Guy puts his pipe where his mouth is - and smokes it!
Article by Sally Boyce, originally published in the Mid Wales Journal, October 2007

Dark clouds loomed over a certain Radnorshire town when author Guy N. Smith wrote his sinister story entitled The Knighton Vampires, and now it's time for spines to tingle once more as the writer unleashes more fear with a book set in the same location and on this occasion at the bewitching time of Halloween.
While everywhere shops are busy selling pumpkins, masks and black pointy hats, the emphasis on Guy's latest scary novel, The Cadaver, is focused upon October 31, All Hallow's Eve, and displays of the new tome can be seen in the Knighton Bookshop, where indeed signed copies will be available.
Threat
But let's not get too carried away here. A dedicated family man, Guy is a familiar sight in Knighton, an area where he has happily lived for many years. And while he can whip his readers into a lather of fear with his writing, he's really a committed countryman who just happens to feel strongly about certain British institutions which could now be under threat.
As a former victor in the annual British Pipe Smoking Championship, an event which disappear under the new no smoking ban, he nurtures plans for launching his own tournament on the family smallholding in the hills of near Knighton, combined with a special conker championship.
He pauses, mid-puff on his impressive Sherlock Holmes pipe, to scoff in disgust at "political correctness gone mad".
Such an event would be one more thing for the author to grapple with, conducting as he regularly does, an extremely hectic working schedule.
Mornings are dedicated to his prolific writing career while afternoons are concentrated upon a hugely successful on-line second-hand book business. Added to that, he is also gun editor of the Countryman's Weekly, and manages to submit five articles per week. Of course, when you consider that he once wrote a book in 24 hours - in response to a challenge laid down by fellow author Lionel Fanthorpe - there's no question about his stamina. "Writing is always the priority," explains Guy, who has received enthusiastic requests for a sequel to The Knighton Vampires from shoppers he bumps into around the town.

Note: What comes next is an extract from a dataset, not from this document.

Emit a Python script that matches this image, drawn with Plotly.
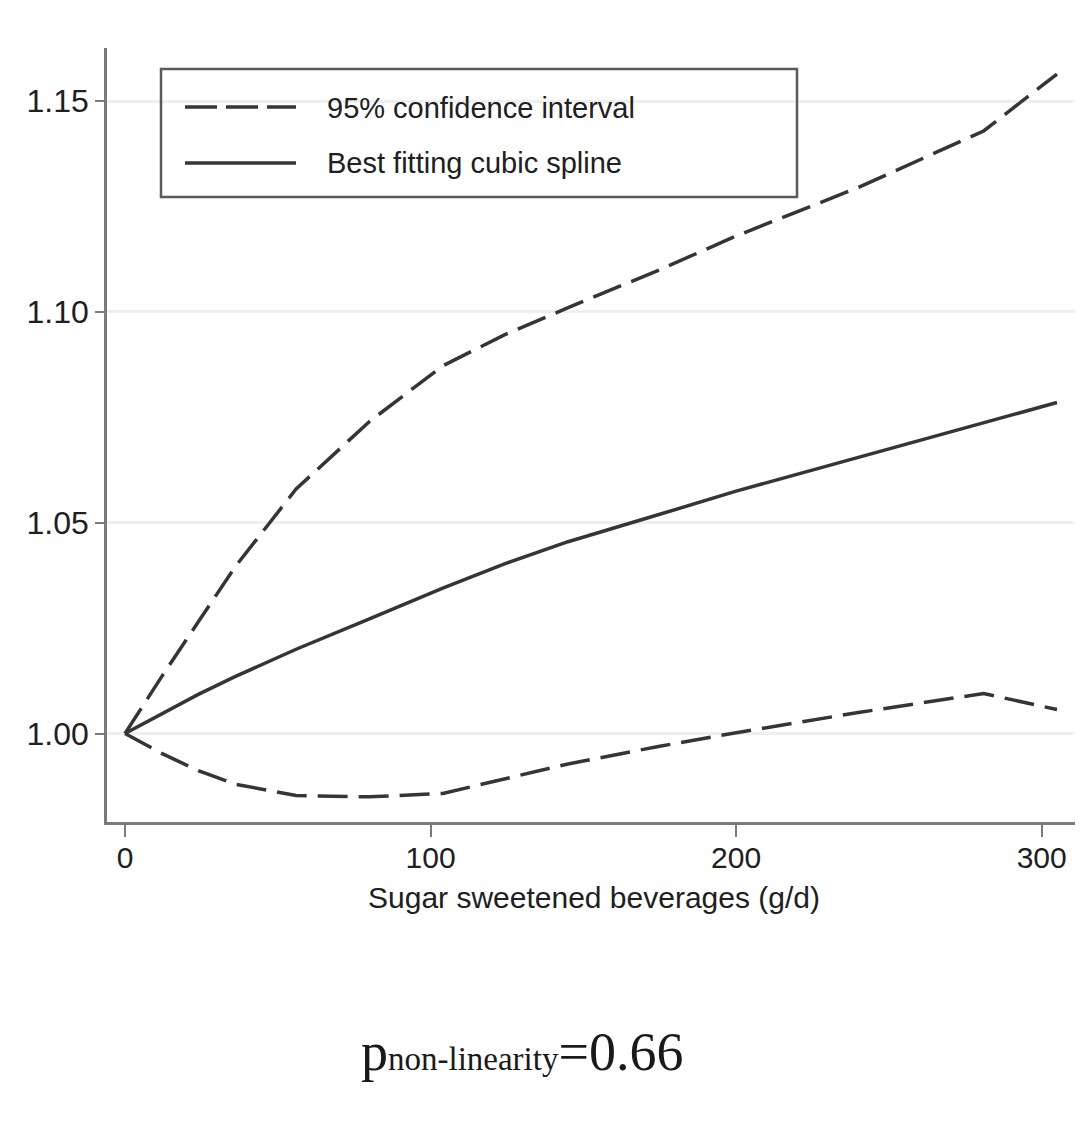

The Cadavers is not a sequel, though the author has turned to the market town once more for an entirely new story of fear, mystery and horror. "The reason I've chosen Knighton again is that I know it, and of course location important."
He adds: " If you choose places further away you have to do a lot of research to get it right, ad after the success of The Knighton Vampires it seemed a sensible thing." This is a spine-chilling tale from a master of horror: '... In the small Welsh town of Knighton, a group of children, dressed for Hallowe'en, gather outside the shabby house of the most feared and despised resident, Edward Kroll.
'With Sunken eyes and thin, bloodless lips in a cadaverous face Kroll is a frightening and mysterious figure.
'After one of the trick-or-treating children is killed in a freak accident, Kroll disappears. It seems that he may have died in his bed. But Kroll's vengeful spirit haunts the town from beyond the grave.
'When a figure closely resembling him returns to the town, dressed in the familiar overcoat and trilby, the inhabitants start to question what, if anything, lies in that churchyard burial place. . ."
Fan Club
And now read on. . . as countless readers have when Guy N. Smith puts pen to paper.
He has written no fewer than 110 novels, including Werewolf by Midnight, Night of the Crabs, The Slime Beast, The Sucking Pit and Snakes, and has an active fan club which holds yearly conventions. On top of all that, Guy's website averages no fewer than 35,000 hits per month.
His latest success began as a short story which spawned a novel, and is loosely based on a strange character who once plagued the lives of Guy and his wife, Jean, herself a familiar figure through her involvement with the Teme Spirit's theatrical group in Knighton. "This chap used to come to stay, and was a real eccentric," says Guy. "He was really creep, and used to stay up all night browsing the books. He would appear at the top of the stairs in his nightshirt, and he used to say he needed to 're-position' himself about the house.
"He did give me nightmares - the cadaver's face, the trilby, the sunken eyes, so it was from him that I got this germ of an idea."
Guy has been compared with James Herbert, Stephen King, more recently put on a par with Dean Koontz as well, and in his busy working life he does give 100 per cent.
As part of his work, he undertook a course in private detection, and emerged with first-class honours - "purely to see if I could do it" - and he embarked wholeheartedly into the business of organic farming. His knowledge of the country and rural pursuits such as shooting and fishing have been transferred on to the page in a series of books, and of course, through his contributions to Countryman's Weekly.
With Hallowe'en fast approaching, those who are brave enough to delve into the pages of The Cadaver will see that Guy N. Smith has fully applied his skills as a master of suspense. Once again he has produced a 'knuckle-blending of thriller and horror genres'.